One of the effects of the Bill is to protect so-called “traditional” songs and the like as newly contrived species of literary and/or musical works, being categories of works eligible for copyright under existing copyright law. These “traditional” works will thus be sub-categories of the classes of musical and literary works. The general principles of copyright will be applicable to the new sub-categories, but special terms and conditions contained in the amendment will also apply to them. These special provisions include that the communities from which they originate will be considered to have authored and to own the copyright (whether the actual author of the work is known or unknown), and that works in the nature of folklore will be protected even if they have been in existence since time immemorial. Moreover the copyright in these “traditional” works will last forever.
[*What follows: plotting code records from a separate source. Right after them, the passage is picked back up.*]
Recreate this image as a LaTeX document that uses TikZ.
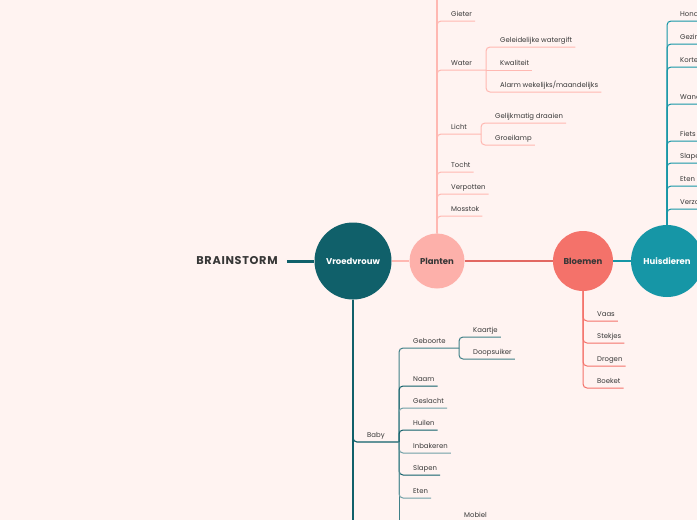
\documentclass[tikz,border=0pt]{standalone}
\usepackage{fontspec}
\setmainfont{Poppins}
\definecolor{bgpink}{RGB}{255,243,241}
\definecolor{tealdark}{RGB}{16,96,106}
\definecolor{teallight}{RGB}{112,160,166}
\definecolor{tealmid}{RGB}{64,128,136}
\definecolor{plantpink}{RGB}{253,176,170}
\definecolor{plantline}{RGB}{255,184,178}
\definecolor{bloemred}{RGB}{244,114,106}
\definecolor{redline}{RGB}{226,104,98}
\definecolor{huisteal}{RGB}{22,150,166}
\definecolor{txtgray}{RGB}{55,55,55}
\tikzset{
  hub/.style={circle, inner sep=0pt, font=\fontsize{8.5}{10}\selectfont\bfseries},
  item/.style={anchor=south west, inner xsep=3pt, inner ysep=3pt, text height=5pt, text depth=1.5pt,
    text=txtgray, font=\fontsize{6.9}{8}\selectfont},
  twig/.style={line width=1pt, rounded corners=4pt},
}
\begin{document}
\begin{tikzpicture}[x=1pt,y=-1pt]
  \fill[bgpink] (0,0) rectangle (697,520);
  \useasboundingbox (0,0) rectangle (697,520);
  % hubs
  \node[font=\fontsize{11.3}{13}\selectfont\bfseries\addfontfeatures{LetterSpace=6}, text=txtgray, inner xsep=9pt] (brain) at (237,261) {BRAINSTORM};
  \node[hub, fill=tealdark, minimum size=77pt, text=white] (vroed) at (353,261) {Vroedvrouw};
  \node[hub, fill=plantpink, minimum size=55pt, text=txtgray] (planten) at (437,261) {Planten};
  \node[hub, fill=bloemred, minimum size=60pt, text=txtgray] (bloemen) at (583,261) {Bloemen};
  \node[hub, fill=huisteal, minimum size=72pt, text=white] (huis) at (667,261) {Huisdieren};
  \draw[tealdark, line width=3pt] (brain) -- (vroed);
  \draw[plantline, line width=2.5pt] (vroed) -- (planten);
  \draw[redline, line width=2pt] (planten) -- (bloemen);
  \draw[huisteal, line width=2pt] (bloemen) -- (huis);
  % planten
  \coordinate (pTop) at (437,-5);
  \coordinate (waterJ) at (486,70);
  \coordinate (lichtJ) at (481,134);
  \node[item] (gieter) at (448,21) {Gieter};
  \node[item] (water) at (448,70) {Water};
  \node[item] (gelei) at (497,47) {Geleidelijke watergift};
  \node[item] (kwal) at (497,70) {Kwaliteit};
  \node[item] (alarm) at (497,92) {Alarm wekelijks/maandelijks};
  \node[item] (licht) at (448,134) {Licht};
  \node[item] (gelijk) at (492,123) {Gelijkmatig draaien};
  \node[item] (groei) at (492,145) {Groeilamp};
  \node[item] (tocht) at (448,172) {Tocht};
  \node[item] (verpot) at (448,194) {Verpotten};
  \node[item] (mos) at (448,216) {Mosstok};
  \draw[twig, plantline, line width=1.5pt] (planten.north) -- (pTop);
  \foreach \n in {gieter,tocht,verpot,mos} {\draw[twig, plantline] (planten.north) |- (\n.south east);}
  \draw[twig, plantline] (planten.north) |- (waterJ);
  \draw[twig, plantline] (planten.north) |- (lichtJ);
  \draw[twig, plantline] (waterJ) |- (gelei.south east);
  \draw[twig, plantline] (waterJ) -- (kwal.south east);
  \draw[twig, plantline] (waterJ) |- (alarm.south east);
  \draw[twig, plantline] (lichtJ) |- (gelijk.south east);
  \draw[twig, plantline] (lichtJ) |- (groei.south east);
  % bloemen
  \node[item] (vaas) at (594,321) {Vaas};
  \node[item] (stekjes) at (594,343) {Stekjes};
  \node[item] (drogen) at (594,366) {Drogen};
  \node[item] (boeket) at (594,388) {Boeket};
  \foreach \n in {vaas,stekjes,drogen,boeket} {\draw[twig, bloemred] (bloemen.south) |- (\n.south east);}
  % huisdieren
  \tikzset{huisitem/.style={item, text width=40pt, align=left}}
  \node[huisitem] (hond) at (677,21) {Hond};
  \node[huisitem] (gezin) at (677,44) {Gezin};
  \node[huisitem] (korte) at (677,67) {Korte};
  \node[huisitem] (wand) at (677,104) {Wand};
  \node[huisitem] (fiets) at (677,141) {Fiets};
  \node[huisitem] (slape) at (677,163) {Slape};
  \node[huisitem] (etenh) at (677,186) {Eten};
  \node[huisitem] (verzo) at (677,209) {Verzo};
  \foreach \n in {hond,gezin,korte,wand,fiets,slape,etenh,verzo} {\draw[twig, huisteal] (huis.north) |- (\n.south east);}
  % vroedvrouw
  \coordinate (vBot) at (353,530);
  \coordinate (babyJ) at (399,442);
  \coordinate (babyBot) at (399,530);
  \coordinate (geboJ) at (459,348);
  \draw[tealdark, line width=2pt] (vroed.south) -- (vBot);
  \node[item] (baby) at (364,442) {Baby};
  \draw[twig, tealdark, line width=1.2pt] (vroed.south) |- (babyJ);
  \draw[twig, tealmid] (babyJ) -- (babyBot);
  \node[item] (gebo) at (410,348) {Geboorte};
  \draw[twig, tealmid] (babyJ) |- (geboJ);
  \node[item] (kaart) at (470,337) {Kaartje};
  \node[item] (doop) at (470,359) {Doopsuiker};
  \draw[twig, tealmid] (geboJ) |- (kaart.south east);
  \draw[twig, tealmid] (geboJ) |- (doop.south east);
  \node[item] (naam) at (410,386) {Naam};
  \node[item] (geslacht) at (410,408) {Geslacht};
  \node[item] (huilen) at (410,430) {Huilen};
  \node[item] (inbak) at (410,453) {Inbakeren};
  \node[item] (slapen) at (410,475) {Slapen};
  \node[item] (eten) at (410,498) {Eten};
  \foreach \n/\c in {naam/tealdark,geslacht/teallight,huilen/tealdark,inbak/teallight,slapen/tealdark,eten/teallight}
    {\draw[twig, \c] (babyJ) |- (\n.south east);}
  \node[item] (mobiel) at (461,522.5) {Mobiel};
\end{tikzpicture}
\end{document}
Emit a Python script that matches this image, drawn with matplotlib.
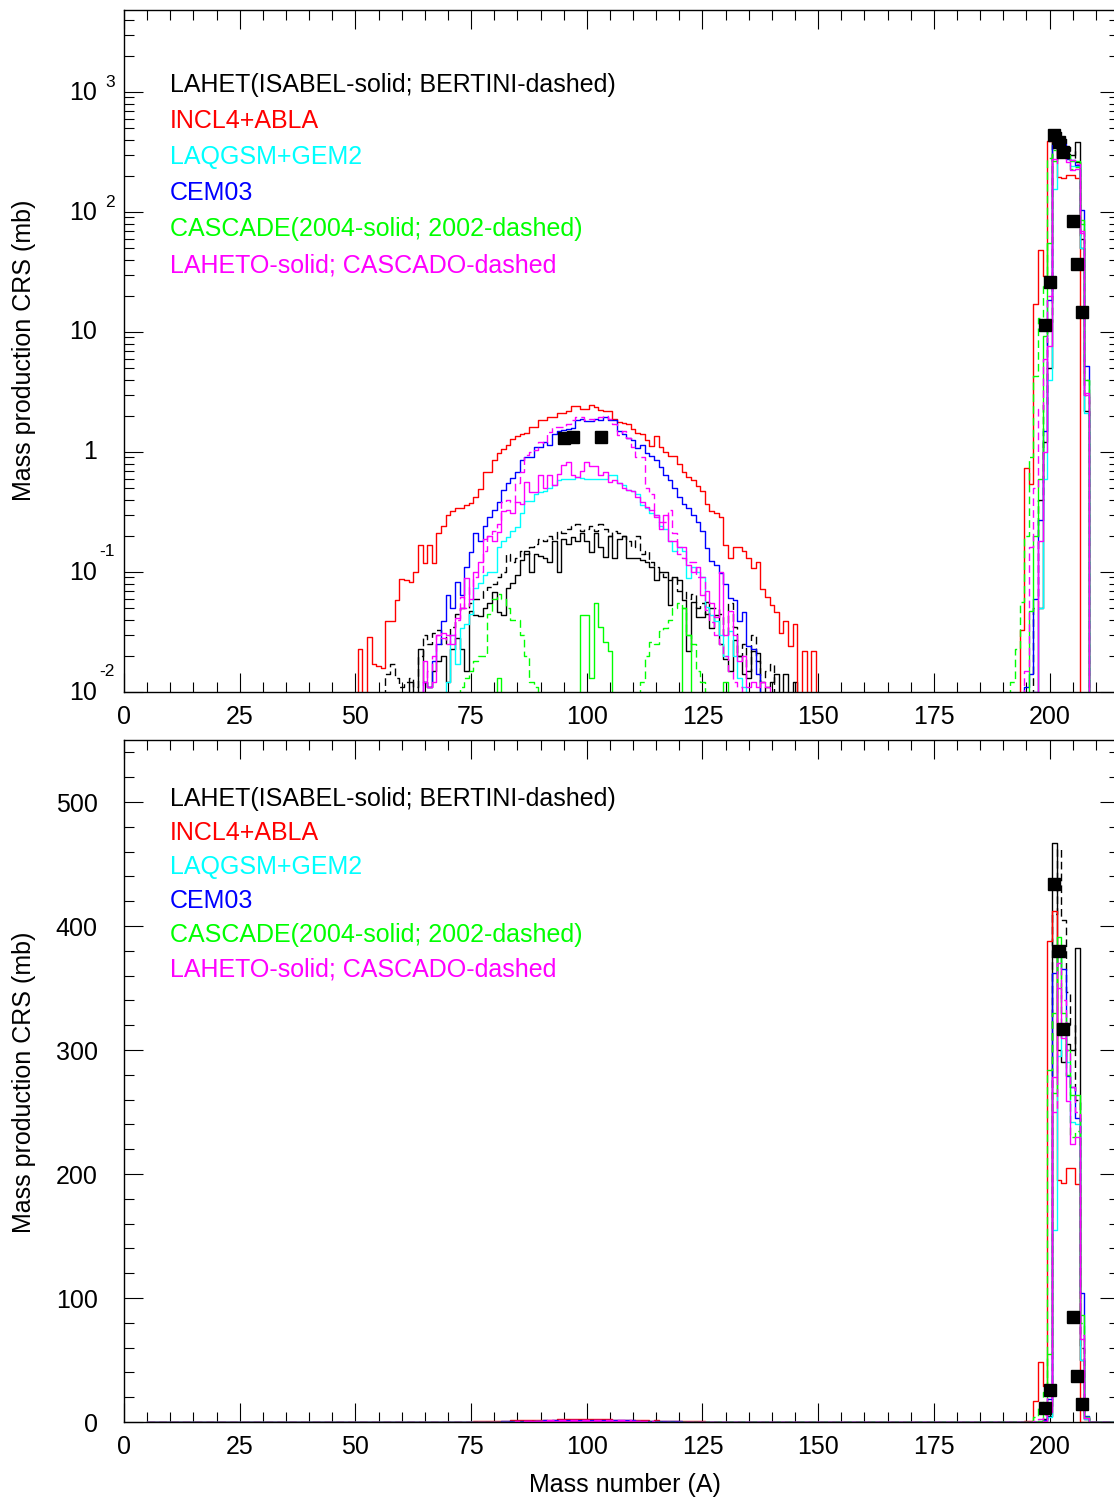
import numpy as np
import matplotlib.pyplot as plt
import matplotlib.transforms as mtransforms
from matplotlib.ticker import MultipleLocator, LogLocator, NullFormatter

plt.rcParams['font.family'] = ['Liberation Sans', 'DejaVu Sans']

# production cross sections (mb) per mass number A
# fission region lists start at A = 50 (101 values, A = 50..150)
# residue region lists start at A = 190 (21 values, A = 190..210)
A_FIS0 = 50
A_RES0 = 190

isabel_fis = [0, 0, 0, 0, 0, 0, 0, 0, 0, 0,
              0, 0, 0.012, 0, 0.023, 0.012, 0.011, 0.015, 0.018, 0.02,
              0.012, 0.023, 0.028, 0.023, 0.015, 0.047, 0.044, 0.043, 0.05, 0.055,
              0.068, 0.046, 0.044, 0.074, 0.081, 0.094, 0.125, 0.15, 0.10, 0.14,
              0.135, 0.13, 0.12, 0.18, 0.10, 0.19, 0.17, 0.196, 0.18, 0.21,
              0.18, 0.147, 0.21, 0.16, 0.134, 0.20, 0.13, 0.19, 0.20, 0.13,
              0.13, 0.13, 0.125, 0.12, 0.11, 0.086, 0.10, 0.10, 0.053, 0.09,
              0.086, 0.058, 0.022, 0.056, 0.042, 0.042, 0.056, 0.034, 0.044, 0.025,
              0.019, 0.015, 0.027, 0.02, 0.014, 0.013, 0.022, 0.021, 0, 0.011,
              0.012, 0.014, 0, 0.014, 0, 0.012, 0, 0, 0, 0,
              0]
bertini_fis = [0, 0, 0, 0, 0, 0, 0, 0.014, 0.017, 0.013,
               0.011, 0.012, 0.013, 0.011, 0.02, 0.03, 0.025, 0.031, 0.033, 0.025,
               0.03, 0.035, 0.045, 0.05, 0.05, 0.055, 0.06, 0.06, 0.07, 0.075,
               0.08, 0.09, 0.10, 0.14, 0.12, 0.13, 0.15, 0.14, 0.16, 0.17,
               0.19, 0.18, 0.20, 0.19, 0.22, 0.21, 0.23, 0.24, 0.25, 0.22,
               0.23, 0.24, 0.22, 0.25, 0.23, 0.20, 0.22, 0.21, 0.20, 0.18,
               0.16, 0.20, 0.14, 0.15, 0.12, 0.11, 0.10, 0.09, 0.085, 0.09,
               0.07, 0.07, 0.06, 0.065, 0.05, 0.055, 0.045, 0.05, 0.05, 0.045,
               0.03, 0.055, 0.035, 0.02, 0.025, 0.015, 0.03, 0.018, 0.012, 0.015,
               0.017, 0, 0, 0, 0, 0, 0, 0, 0, 0,
               0]
incl_fis = [0, 0.023, 0, 0.029, 0.017, 0.0165, 0.016, 0.039, 0.039, 0.058,
            0.087, 0.085, 0.083, 0.10, 0.168, 0.118, 0.168, 0.118, 0.21, 0.24,
            0.30, 0.32, 0.34, 0.34, 0.36, 0.376, 0.42, 0.49, 0.68, 0.68,
            0.86, 0.98, 1.05, 1.15, 1.28, 1.36, 1.40, 1.45, 1.60, 1.60,
            1.86, 1.86, 1.95, 1.95, 2.10, 2.10, 2.20, 2.40, 2.40, 2.30,
            2.30, 2.46, 2.35, 2.25, 2.20, 2.20, 1.90, 1.79, 1.75, 1.70,
            1.56, 1.45, 1.42, 1.26, 1.12, 1.35, 1.10, 1.00, 0.93, 0.92,
            0.79, 0.68, 0.62, 0.58, 0.52, 0.47, 0.37, 0.32, 0.31, 0.29,
            0.168, 0.13, 0.16, 0.16, 0.15, 0.13, 0.107, 0.12, 0.072, 0.062,
            0.053, 0.046, 0.031, 0.039, 0.024, 0.037, 0, 0.022, 0, 0.022,
            0]
laqgsm_fis = [0, 0, 0, 0, 0, 0, 0, 0, 0, 0,
              0, 0, 0, 0, 0, 0, 0, 0, 0, 0,
              0.012, 0.03, 0.017, 0.034, 0.037, 0.045, 0.074, 0.081, 0.094, 0.10,
              0.10, 0.16, 0.18, 0.196, 0.22, 0.235, 0.31, 0.39, 0.39, 0.45,
              0.46, 0.47, 0.50, 0.53, 0.58, 0.60, 0.60, 0.60, 0.62, 0.61,
              0.60, 0.60, 0.60, 0.60, 0.60, 0.64, 0.64, 0.55, 0.53, 0.48,
              0.47, 0.45, 0.36, 0.34, 0.31, 0.30, 0.24, 0.23, 0.18, 0.15,
              0.16, 0.15, 0.089, 0.11, 0.10, 0.09, 0.051, 0.044, 0.039, 0.03,
              0.02, 0.032, 0.02, 0.013, 0.011, 0, 0, 0, 0, 0,
              0, 0, 0, 0, 0, 0, 0, 0, 0, 0,
              0]
cem_fis = [0, 0, 0, 0, 0, 0, 0, 0, 0, 0,
           0, 0, 0, 0, 0, 0.012, 0.011, 0.018, 0.025, 0.039,
           0.064, 0.05, 0.083, 0.064, 0.11, 0.147, 0.21, 0.18, 0.24, 0.29,
           0.33, 0.38, 0.48, 0.55, 0.61, 0.68, 0.86, 0.91, 0.91, 1.10,
           1.10, 1.22, 1.15, 1.40, 1.50, 1.52, 1.55, 1.57, 1.86, 1.90,
           1.80, 1.80, 1.90, 1.86, 1.95, 1.85, 1.85, 1.50, 1.40, 1.30,
           1.25, 1.07, 1.15, 0.98, 0.92, 0.86, 0.75, 0.64, 0.58, 0.50,
           0.42, 0.37, 0.34, 0.30, 0.26, 0.22, 0.158, 0.124, 0.115, 0.098,
           0.079, 0.061, 0.058, 0.039, 0.046, 0.024, 0.023, 0.014, 0, 0,
           0, 0, 0, 0, 0, 0, 0, 0, 0, 0,
           0]
cascade04_fis = [0] * 31 + [0.013] + [0] * 17 + [0.044,
                 0.044, 0.013, 0.055, 0.035, 0.026, 0.022] + [0] * 15 + [0.05, 0.03] + [0] * 7 + [0.012] + [0] * 20
cascade02_fis = [0] * 23 + [0.011, 0.013, 0.015, 0.018, 0.02, 0.02, 0.045,
                 0.06, 0.065, 0.06, 0.05, 0.04, 0.04, 0.03, 0.02, 0.012, 0.011] + [0] * 22 + [
                 0.012, 0.02, 0.026, 0.025, 0.032, 0.034, 0.04, 0.05,
                 0.055, 0.05, 0.03, 0.025, 0.015, 0.012] + [0] * 25
laheto_fis = [0, 0, 0, 0, 0, 0, 0, 0, 0, 0,
              0, 0, 0, 0, 0, 0.018, 0.011, 0.012, 0.03, 0.031,
              0.03, 0.025, 0.041, 0.05, 0.089, 0.06, 0.10, 0.12, 0.19, 0.20,
              0.18, 0.215, 0.32, 0.33, 0.31, 0.38, 0.37, 0.56, 0.46, 0.46,
              0.64, 0.50, 0.64, 0.53, 0.65, 0.78, 0.82, 0.64, 0.62, 0.70,
              0.82, 0.77, 0.76, 0.64, 0.68, 0.56, 0.58, 0.55, 0.50, 0.48,
              0.47, 0.42, 0.38, 0.35, 0.33, 0.29, 0.23, 0.30, 0.18, 0.18,
              0.16, 0.16, 0.115, 0.10, 0.11, 0.064, 0.07, 0.055, 0.042, 0.10,
              0.03, 0.047, 0.03, 0.018, 0.02, 0.011, 0.012, 0.011, 0.012, 0.011,
              0, 0, 0, 0, 0, 0, 0, 0, 0, 0,
              0]
cascado_fis = [0, 0, 0, 0, 0, 0, 0, 0, 0, 0,
               0, 0, 0, 0, 0, 0.012, 0.015, 0.02, 0.03, 0.028,
               0.025, 0.03, 0.04, 0.062, 0.05, 0.075, 0.09, 0.10, 0.15, 0.20,
               0.22, 0.25, 0.38, 0.40, 0.38, 0.55, 0.68, 0.95, 1.00, 1.04,
               1.20, 1.18, 1.47, 1.60, 1.60, 1.62, 1.70, 1.86, 1.95, 1.95,
               1.86, 1.90, 1.86, 1.95, 2.00, 1.90, 1.70, 1.38, 1.50, 1.30,
               1.10, 0.90, 0.90, 0.50, 0.45, 0.30, 0.26, 0.26, 0.33, 0.21,
               0.14, 0.13, 0.12, 0.12, 0.09, 0.09, 0.048, 0.038, 0.03, 0.025,
               0.02, 0.015, 0.012, 0.011, 0, 0, 0, 0, 0, 0,
               0, 0, 0, 0, 0, 0, 0, 0, 0, 0,
               0]

# residue region, A = 190..210
isabel_res = [0, 0, 0, 0, 0, 0, 0, 0, 0.05, 1.2, 5, 467, 300, 290, 305, 300, 382, 50, 2.2, 0, 0]
bertini_res = [0, 0, 0, 0, 0, 0, 0, 0.05, 0.4, 2.5, 12, 410, 462, 405, 347, 320, 260, 60, 3, 0, 0]
incl_res = [0, 0, 0, 0, 0.033, 0.74, 0.54, 17, 48, 29, 388, 412, 195, 193, 205, 205, 192, 0, 0, 0, 0]
laqgsm_res = [0, 0, 0, 0, 0, 0, 0, 0.01, 0.05, 0.6, 4, 155, 295, 320, 290, 242, 240, 50, 2.1, 0, 0]
cem_res = [0, 0, 0, 0, 0, 0.011, 0.014, 0.06, 0.27, 1.5, 18.5, 362, 376, 365, 279, 270, 245, 104, 5.2, 0, 0]
cascade04_res = [0, 0, 0, 0, 0, 0, 0.047, 0.2, 0.6, 9.3, 55, 265, 391, 330, 300, 264, 264, 86, 4, 0, 0]
cascade02_res = [0, 0, 0.012, 0.023, 0.056, 0.2, 0.9, 4.3, 13, 24, 284, 330, 380, 310, 280, 230, 235, 80, 4, 0, 0]
laheto_res = [0, 0, 0, 0, 0, 0, 0, 0.01, 0.18, 1.0, 7.7, 278, 350, 310, 259, 224, 230, 67, 3.1, 0, 0]
cascado_res = [0, 0, 0, 0, 0, 0.015, 0.16, 0.5, 2.3, 6, 20, 250, 370, 340, 300, 270, 250, 70, 3, 0, 0]

# experimental data
exp_A = [95, 97, 103, 199, 200, 201, 202, 203, 205, 206, 207]
exp_crs = [1.31, 1.34, 1.33, 11.5, 26, 434, 380, 317, 84.5, 37, 14.6]

legend_labels = ["LAHET(ISABEL-solid; BERTINI-dashed)", "INCL4+ABLA", "LAQGSM+GEM2",
                 "CEM03", "CASCADE(2004-solid; 2002-dashed)", "LAHETO-solid; CASCADO-dashed"]
legend_colors = ["black", "#ff0000", "#00ffff", "#0000ff", "#00ff00", "#ff00ff"]

A = np.arange(5, 215)


def full(fis, res):
    y = np.zeros(len(A))
    y[A_FIS0 - 5:A_FIS0 - 5 + len(fis)] = fis
    y[A_RES0 - 5:A_RES0 - 5 + len(res)] = res
    return y


dash = (0, (5.5, 3))
series = [
    (isabel_fis, isabel_res, "black", "-"),
    (bertini_fis, bertini_res, "black", dash),
    (incl_fis, incl_res, "#ff0000", "-"),
    (laqgsm_fis, laqgsm_res, "#00ffff", "-"),
    (cem_fis, cem_res, "#0000ff", "-"),
    (cascade04_fis, cascade04_res, "#00ff00", "-"),
    (cascade02_fis, cascade02_res, "#00ff00", dash),
    (laheto_fis, laheto_res, "#ff00ff", "-"),
    (cascado_fis, cascado_res, "#ff00ff", dash),
]

W, H = 1114, 1499
fig = plt.figure(figsize=(W / 100, H / 100), dpi=100)
ax_l, ax_w = 124 / W, 995 / W
ax1 = fig.add_axes([ax_l, 1 - 692 / H, ax_w, 682 / H])
ax2 = fig.add_axes([ax_l, 1 - 1422 / H, ax_w, 682 / H])

FS = 18
for ax in (ax1, ax2):
    for fis, res, col, ls in series:
        ax.plot(A, full(fis, res), drawstyle='steps-mid', color=col, ls=ls, lw=1.0)
    ax.set_xlim(0, 215)
    ax.xaxis.set_major_locator(MultipleLocator(25))
    ax.xaxis.set_minor_locator(MultipleLocator(5))
    ax.tick_params(which='both', direction='in', top=True, right=True, width=0.8,
                   labelsize=FS)
    ax.tick_params(which='major', length=14)
    ax.tick_params(which='minor', length=7)
    ax.tick_params(axis='x', pad=9)
    for sp in ax.spines.values():
        sp.set_linewidth(1.0)

# experimental points
ax1.plot(exp_A, exp_crs, 's', color='black', ms=8.5, zorder=5)
big = [(a, v) for a, v in zip(exp_A, exp_crs) if a > 150]
ax2.plot([a for a, v in big], [v for a, v in big], 's', color='black', ms=8.5, zorder=5)

# top panel: log scale
ax1.set_yscale('log')
ax1.set_ylim(0.01, 4820)
ax1.yaxis.set_major_locator(LogLocator(base=10, numticks=20))
ax1.yaxis.set_minor_locator(LogLocator(base=10, subs=np.arange(2, 10), numticks=20))
ax1.yaxis.set_major_formatter(NullFormatter())
ax1.yaxis.set_minor_formatter(NullFormatter())

# IDL-style decade labels
trans = mtransforms.blended_transform_factory(ax1.transAxes, ax1.transData)
x_man = (97 - 124) / 995
x_exp = (115 - 124) / 995
for e in range(-2, 4):
    v = 10.0 ** e
    if e in (0, 1):
        ax1.text(x_man, v, "1" if e == 0 else "10", transform=trans, ha='right',
                 va='center', fontsize=FS)
        continue
    ax1.text(x_man, v, "10", transform=mtransforms.offset_copy(trans, fig=fig, y=-1, units='dots'),
             ha='right', va='center', fontsize=FS)
    raise_px = 9 if e > 0 else 20
    ax1.text(x_exp, v, str(e), transform=mtransforms.offset_copy(trans, fig=fig, y=raise_px, units='dots'),
             ha='right', va='center', fontsize=12.5)

# bottom panel: linear scale
ax2.set_ylim(0, 550)
ax2.yaxis.set_major_locator(MultipleLocator(100))
ax2.yaxis.set_minor_locator(MultipleLocator(20))
ax2.tick_params(axis='y', pad=19)

# legends as coloured text
for ax, y0, dy in ((ax1, (692 - 85) / 682, 36 / 682), (ax2, (1422 - 799) / 682, 34 / 682)):
    for i, (lab, col) in enumerate(zip(legend_labels, legend_colors)):
        ax.text((170 - 124) / 995, y0 - i * dy, lab, color=col, fontsize=FS,
                transform=ax.transAxes, ha='left', va='center')

fig.text(24 / W, 1 - 350 / H, "Mass production CRS (mb)", rotation=90, ha='center',
         va='center', fontsize=FS)
fig.text(24 / W, 1 - 1082 / H, "Mass production CRS (mb)", rotation=90, ha='center',
         va='center', fontsize=FS)
fig.text(625 / W, 1 - 1485 / H, "Mass number (A)", ha='center', va='center', fontsize=FS)

fig.savefig("out.png", dpi=100)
So, in Wonderland a song that can be categorised as “traditional”(as contemplated in the Bill with its often incomprehensible definitions) will be protected by copyright even though it has been around for ever and is presently in the public domain , and looking ahead into the future, that protection will endure until kingdom come. If this does not cause a state of severe shock, consider the implications of a song like “Happy Birthday” qualifying as a “traditional” work. It will be lifted out of the public domain and made the subject of perpetual copyright owned by the community that originated it.
In terms of the manner in which “traditional works” and “community” are defined (the definitions are embarrassingly wide and imprecisely formulated), the song “Happy Birthday” arguably qualifies as a “traditional” song protected by the amendment. Ah, but wait a moment you say, the amendment only purports to deal with protection for South African traditional works and makes the protection of foreign works subject to reciprocity and the issuing of a Ministerial decree! Therefore this proposition can’t be correct. This may be what the legislature in its wisdom thinks, but like so many other aspects of the Bill, it has got it wrong.
The Copyright Act protects foreign musical and literary works as if they were South African works, and to the same extent. This is known as affording “national treatment” to foreign works. South Africa is obliged by international treaties of which it is a member, namely the Berne Convention and the Agreement on Trade Related Aspects of Intellectual Property (the TRIPS Agreement), to afford national treatment to the works of all other member countries
Traditional literary and musical works are, as previously stated, sub-categories of “literary” and “musical” works. Since our law protects foreign literary and musical works in terms of the principle of national treatment, it follows that all sub-categories of these classes are included in that protection. Our legislature will thus in its bounteous generosity grant the full gamut of protection to foreign traditional songs and other works even though those countries do not reciprocate with protection of South African traditional songs and works, for the simple reason that they have not been sufficiently mad-cap to attempt the impossible by seeking to protect traditional works under copyright law.
Warner/Chappel Music can be consoled with the thought that, in the likely event that the US court determines that “Happy Birthday to You” is in the public domain in the United States (this is true of the rest of the world), at least there is a small corner of the planet, at the southern tip of Africa, namely Wonderland, where, thanks to the efforts of the Mad Hatter, the song continues to enjoy copyright that will last forever. It will have to be content with extracting royalties for usage of the song from only South Africans, but this is better than nothing. It will certainly owe a vote of thanks to our legislature. But the South African populace should not feel the same way.